For Baddi, fintech companies and external partners can act as enablers, helping banks to “provide more services to their clients at a faster pace than if they would do it themselves”.
However, she pointed out that banks need to tread carefully amid stricter regulatory oversight. This makes the establishment of a proper engagement model essential.
“How, as a big institution, can you engage with a fintech company when you’re completely swamped with regulatory requirements or legacy system upgrades?” she asked. “So, this engagement model is crucial in the thought process of the banks.”
Model for engagement
Without a clear model for engagement, banks may struggle to capitalise on collaboration benefits. Baddi observed that many banks have had difficulty navigating this journey in recent years because “they haven’t thought about this engagement model”.
“The banks who succeed in doing it really can scale their business [and] bring more services to their clients,” she added.
Ashish Bajaj, Managing Director and Global Head of Financial Institutions Sales for Citi’s Treasury and Trade Solutions, added: “One of the things about working with fintechs, apart from it being the right thing to do, and being the thing which will succeed, is that the bank is actually very clear on the use case and on the complimentary nature of the partnership.”
Reaffirming Baddi’s point, Bajaj highlighted that banks operating globally face substantial complexity, which can potentially translate into operational difficulties in executing partnerships with non-bank entities.
“Getting that use case right and getting clarity… that’s what I would submit,” he added.
Erica Kostelijk, Head of Transaction Banking at ABN Amro Bank NV, examined the possible risks of partnering with fintechs.
For Kostelijk, successful bank-fintech collaborations require aligned goals and mutual benefits. However, a key element is accountability.
Outsourcing arrangements
Kostelijk noted that banks are often responsible for regulatory compliance on behalf of their partners, even when those partners aren’t held to the same standards.
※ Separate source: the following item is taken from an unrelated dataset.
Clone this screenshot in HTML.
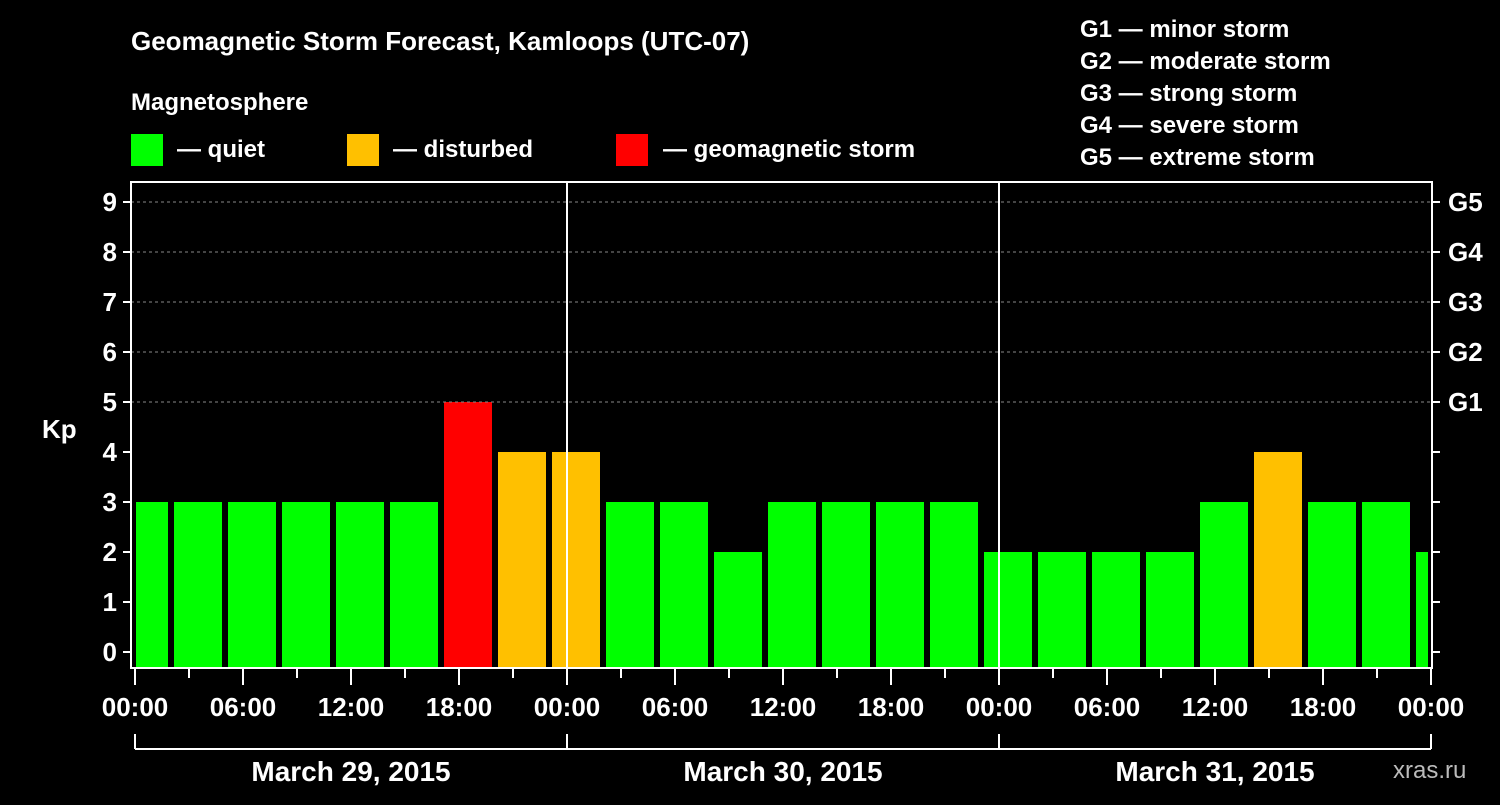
<!DOCTYPE html>
<html><head><meta charset="utf-8"><style>
body{margin:0;background:#000;width:1500px;height:800px;overflow:hidden}
svg text{font-family:"Liberation Sans",Arial,sans-serif;font-weight:bold;fill:#fff}
</style></head><body>
<svg id="c" width="1500" height="800" xmlns="http://www.w3.org/2000/svg">
<text x="131" y="50" font-size="26">Geomagnetic Storm Forecast, Kamloops (UTC-07)</text>
<text x="131" y="110" font-size="24">Magnetosphere</text>
<g><rect x="131" y="134" width="32" height="32" fill="#00ff00"/><text x="177" y="157" font-size="24">— quiet</text></g>
<g><rect x="347" y="134" width="32" height="32" fill="#ffc000"/><text x="393" y="157" font-size="24">— disturbed</text></g>
<g><rect x="616" y="134" width="32" height="32" fill="#ff0000"/><text x="663" y="157" font-size="24">— geomagnetic storm</text></g>
<g font-size="24">
<text x="1080" y="37">G1 — minor storm</text><text x="1080" y="69">G2 — moderate storm</text><text x="1080" y="101">G3 — strong storm</text><text x="1080" y="133">G4 — severe storm</text><text x="1080" y="165">G5 — extreme storm</text></g>
<text x="42" y="438" font-size="26">Kp</text>
<text x="1393" y="778" font-size="24" fill="#bbb" style="fill:#bbb;font-weight:normal">xras.ru</text>
<g id="bars"></g><g id="axes"></g>
</svg>
<script>
const kpValues=[3,3,3,3,3,3,5,4,4,3,3,2,3,3,3,3,2,2,2,2,3,4,3,3,2];
const hourLabels=["00:00","06:00","12:00","18:00","00:00","06:00","12:00","18:00","00:00","06:00","12:00","18:00","00:00"];
const dayLabels=["March 29, 2015","March 30, 2015","March 31, 2015"];
const gLabels=["G1","G2","G3","G4","G5"];
const L=131,R=1432,T=182,B=668,X0=135,PXH=18;
const xs=h=>X0+PXH*h, ys=v=>652-50*v;
const NS="http://www.w3.org/2000/svg";
function mk(p,t,a){const e=document.createElementNS(NS,t);for(const k in a)e.setAttribute(k,a[k]);p.appendChild(e);return e;}
const bars=document.getElementById('bars'),ax=document.getElementById('axes');
// grid
for(let v=5;v<=9;v++){const g=mk(ax,'line',{x1:L,x2:R,y1:ys(v),y2:ys(v),stroke:'#888','stroke-dasharray':'3,3','stroke-width':1});

}
kpValues.forEach((v,i)=>{const c=xs(0.5+3*i);let x1=Math.max(c-24,L+5),x2=Math.min(c+24,R-4);
const col=v>=5?'#ff0000':v==4?'#ffc000':'#00ff00';
const r=mk(bars,'rect',{x:x1,y:ys(v),width:x2-x1,height:B-ys(v),fill:col});

});
// day separators
[1,2].forEach(d=>{const l=mk(ax,'line',{x1:xs(24*d),x2:xs(24*d),y1:T,y2:B,stroke:'#fff','stroke-width':2});

});
mk(ax,'rect',{x:L,y:T,width:R-L,height:B-T,fill:'none',stroke:'#fff','stroke-width':2});
for(let v=0;v<=9;v++){
mk(ax,'line',{x1:L-8,x2:L,y1:ys(v),y2:ys(v),stroke:'#fff','stroke-width':2});
mk(ax,'line',{x1:R,x2:R+8,y1:ys(v),y2:ys(v),stroke:'#fff','stroke-width':2});
const t=mk(ax,'text',{x:L-14,y:ys(v)+9,'font-size':26,'text-anchor':'end'});t.textContent=v;

}
gLabels.forEach((g,i)=>{const t=mk(ax,'text',{x:R+16,y:ys(5+i)+9,'font-size':26});t.textContent=g;

});
for(let h=0;h<=72;h+=3){mk(ax,'line',{x1:xs(h),x2:xs(h),y1:B,y2:h%6?678:685,stroke:'#fff','stroke-width':2});}
hourLabels.forEach((s,i)=>{const t=mk(ax,'text',{x:xs(6*i),y:716,'font-size':26,'text-anchor':'middle'});t.textContent=s;

});
mk(ax,'line',{x1:xs(0),x2:xs(72),y1:749,y2:749,stroke:'#fff','stroke-width':2});
for(let d=0;d<=3;d++)mk(ax,'line',{x1:xs(24*d),x2:xs(24*d),y1:734,y2:749,stroke:'#fff','stroke-width':2});
dayLabels.forEach((s,i)=>{const t=mk(ax,'text',{x:xs(24*i+12),y:781,'font-size':28,'text-anchor':'middle'});t.textContent=s;

});
</script></body></html>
This creates a “complex situation”, especially in outsourcing arrangements, where banks may face additional dependencies and risk management responsibilities.
She advised banks against linking to “whatever the partner in whatever shape or form is doing”, warning that in a heavily regulated environment, a fintech partner with lax compliance standards could bring regulatory scrutiny onto the bank.
“[The regulator] then will call upon us banks to say, well, you referred your customers to this company, you solve it,” Kostelijk stated, emphasising the need for carefully structured “outsourcing” models.
Manish Kohli, Head of HSBC’s Global Payments Solutions, added that for banks with the right controls in place, the regulatory environment can actually serve as a “big tailwind towards fintech and bank collaboration”.
Partnerships with fintechs, he noted, allow banks to bring new solutions to market faster while upholding regulatory priorities.
Who owns the customers?
Kohli outlined three ways banks can engage with fintechs. First, fintechs can enhance banks’ customer value proposition by broadening access to embedded finance flows.
Second, fintechs themselves can be valuable clients for banks, as they are “fantastic” aggregators of fund flows in the economy. Lastly, when there is strategic alignment, banks may be inclined to invest in fintechs.
Reflecting on the evolution of the bank-fintech relationship, Kohli recalled that the focus was once on “customer ownership”, with banks and fintechs debating who ultimately “owned” the customer.
Today, he observed, this debate has subsided as both sides now set their sights on improving the customer journey.
“If you’re in financial services, nobody owns the customer. The customer owns you,” he quipped, noting that today’s dialogue is far more collaborative and focused on enhancing the customer experience.